─── Records supplied ───

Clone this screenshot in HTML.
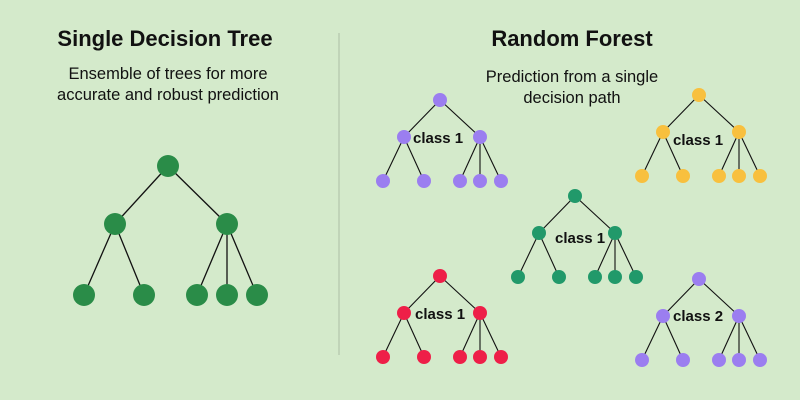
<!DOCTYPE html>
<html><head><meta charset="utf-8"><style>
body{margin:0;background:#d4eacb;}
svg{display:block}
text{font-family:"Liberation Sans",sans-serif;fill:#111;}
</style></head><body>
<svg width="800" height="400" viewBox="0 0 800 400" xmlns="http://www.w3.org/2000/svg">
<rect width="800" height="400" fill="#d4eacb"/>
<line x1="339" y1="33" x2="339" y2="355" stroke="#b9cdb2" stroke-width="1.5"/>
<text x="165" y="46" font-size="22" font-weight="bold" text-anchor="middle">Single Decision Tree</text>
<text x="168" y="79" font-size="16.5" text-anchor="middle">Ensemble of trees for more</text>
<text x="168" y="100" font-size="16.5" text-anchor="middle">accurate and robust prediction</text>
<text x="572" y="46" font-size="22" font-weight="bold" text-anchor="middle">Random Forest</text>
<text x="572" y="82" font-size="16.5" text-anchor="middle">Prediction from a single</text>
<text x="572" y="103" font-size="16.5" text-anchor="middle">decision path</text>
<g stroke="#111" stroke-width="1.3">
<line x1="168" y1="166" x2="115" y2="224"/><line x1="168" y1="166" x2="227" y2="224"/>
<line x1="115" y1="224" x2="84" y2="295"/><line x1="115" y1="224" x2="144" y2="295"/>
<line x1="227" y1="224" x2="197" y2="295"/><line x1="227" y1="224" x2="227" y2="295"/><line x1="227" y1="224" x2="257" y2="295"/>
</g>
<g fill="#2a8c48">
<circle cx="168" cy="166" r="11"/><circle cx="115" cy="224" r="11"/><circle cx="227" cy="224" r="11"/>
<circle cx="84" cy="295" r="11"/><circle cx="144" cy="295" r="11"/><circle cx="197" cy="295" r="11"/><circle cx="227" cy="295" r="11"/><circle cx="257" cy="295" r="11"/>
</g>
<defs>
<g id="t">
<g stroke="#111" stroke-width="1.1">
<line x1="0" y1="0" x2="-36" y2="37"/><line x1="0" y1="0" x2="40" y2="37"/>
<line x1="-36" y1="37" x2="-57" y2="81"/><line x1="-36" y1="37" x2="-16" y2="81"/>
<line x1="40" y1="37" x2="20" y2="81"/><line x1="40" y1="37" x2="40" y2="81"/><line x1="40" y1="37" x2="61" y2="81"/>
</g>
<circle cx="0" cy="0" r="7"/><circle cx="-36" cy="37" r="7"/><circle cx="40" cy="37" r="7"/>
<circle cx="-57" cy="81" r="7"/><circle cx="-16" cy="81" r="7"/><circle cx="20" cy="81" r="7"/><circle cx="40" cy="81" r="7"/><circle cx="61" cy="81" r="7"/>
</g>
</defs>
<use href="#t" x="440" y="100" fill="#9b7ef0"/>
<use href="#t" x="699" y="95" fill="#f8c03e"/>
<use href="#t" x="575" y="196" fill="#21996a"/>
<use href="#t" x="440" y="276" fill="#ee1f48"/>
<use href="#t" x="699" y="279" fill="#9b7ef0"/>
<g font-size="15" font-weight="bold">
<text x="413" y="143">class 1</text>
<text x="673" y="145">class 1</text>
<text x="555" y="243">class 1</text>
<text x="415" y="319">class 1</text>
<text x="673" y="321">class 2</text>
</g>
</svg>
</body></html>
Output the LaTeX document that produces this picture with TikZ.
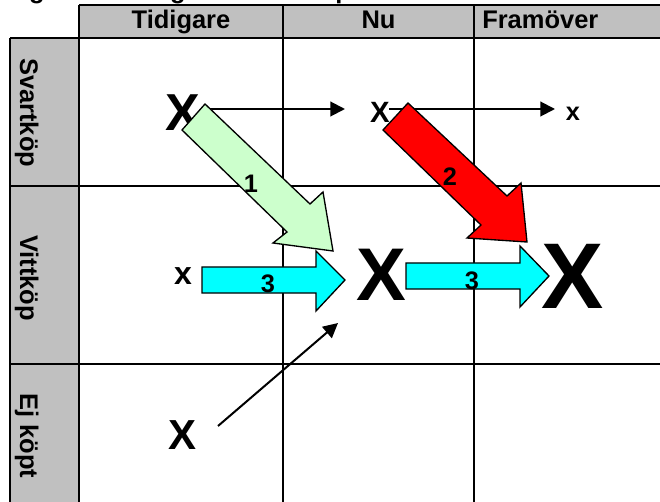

───

*What you have to do:* Leave the pictures out and output the rest of the listing exactly.

*Result:*
Clone this screenshot in HTML.
<!DOCTYPE html>
<html><head><meta charset="utf-8"><style>
body{margin:0;background:#d4eacb;}
svg{display:block}
text{font-family:"Liberation Sans",sans-serif;fill:#111;}
</style></head><body>
<svg width="800" height="400" viewBox="0 0 800 400" xmlns="http://www.w3.org/2000/svg">
<rect width="800" height="400" fill="#d4eacb"/>
<line x1="339" y1="33" x2="339" y2="355" stroke="#b9cdb2" stroke-width="1.5"/>
<text x="165" y="46" font-size="22" font-weight="bold" text-anchor="middle">Single Decision Tree</text>
<text x="168" y="79" font-size="16.5" text-anchor="middle">Ensemble of trees for more</text>
<text x="168" y="100" font-size="16.5" text-anchor="middle">accurate and robust prediction</text>
<text x="572" y="46" font-size="22" font-weight="bold" text-anchor="middle">Random Forest</text>
<text x="572" y="82" font-size="16.5" text-anchor="middle">Prediction from a single</text>
<text x="572" y="103" font-size="16.5" text-anchor="middle">decision path</text>
<g stroke="#111" stroke-width="1.3">
<line x1="168" y1="166" x2="115" y2="224"/><line x1="168" y1="166" x2="227" y2="224"/>
<line x1="115" y1="224" x2="84" y2="295"/><line x1="115" y1="224" x2="144" y2="295"/>
<line x1="227" y1="224" x2="197" y2="295"/><line x1="227" y1="224" x2="227" y2="295"/><line x1="227" y1="224" x2="257" y2="295"/>
</g>
<g fill="#2a8c48">
<circle cx="168" cy="166" r="11"/><circle cx="115" cy="224" r="11"/><circle cx="227" cy="224" r="11"/>
<circle cx="84" cy="295" r="11"/><circle cx="144" cy="295" r="11"/><circle cx="197" cy="295" r="11"/><circle cx="227" cy="295" r="11"/><circle cx="257" cy="295" r="11"/>
</g>
<defs>
<g id="t">
<g stroke="#111" stroke-width="1.1">
<line x1="0" y1="0" x2="-36" y2="37"/><line x1="0" y1="0" x2="40" y2="37"/>
<line x1="-36" y1="37" x2="-57" y2="81"/><line x1="-36" y1="37" x2="-16" y2="81"/>
<line x1="40" y1="37" x2="20" y2="81"/><line x1="40" y1="37" x2="40" y2="81"/><line x1="40" y1="37" x2="61" y2="81"/>
</g>
<circle cx="0" cy="0" r="7"/><circle cx="-36" cy="37" r="7"/><circle cx="40" cy="37" r="7"/>
<circle cx="-57" cy="81" r="7"/><circle cx="-16" cy="81" r="7"/><circle cx="20" cy="81" r="7"/><circle cx="40" cy="81" r="7"/><circle cx="61" cy="81" r="7"/>
</g>
</defs>
<use href="#t" x="440" y="100" fill="#9b7ef0"/>
<use href="#t" x="699" y="95" fill="#f8c03e"/>
<use href="#t" x="575" y="196" fill="#21996a"/>
<use href="#t" x="440" y="276" fill="#ee1f48"/>
<use href="#t" x="699" y="279" fill="#9b7ef0"/>
<g font-size="15" font-weight="bold">
<text x="413" y="143">class 1</text>
<text x="673" y="145">class 1</text>
<text x="555" y="243">class 1</text>
<text x="415" y="319">class 1</text>
<text x="673" y="321">class 2</text>
</g>
</svg>
</body></html>
Output the LaTeX document that produces this picture with TikZ.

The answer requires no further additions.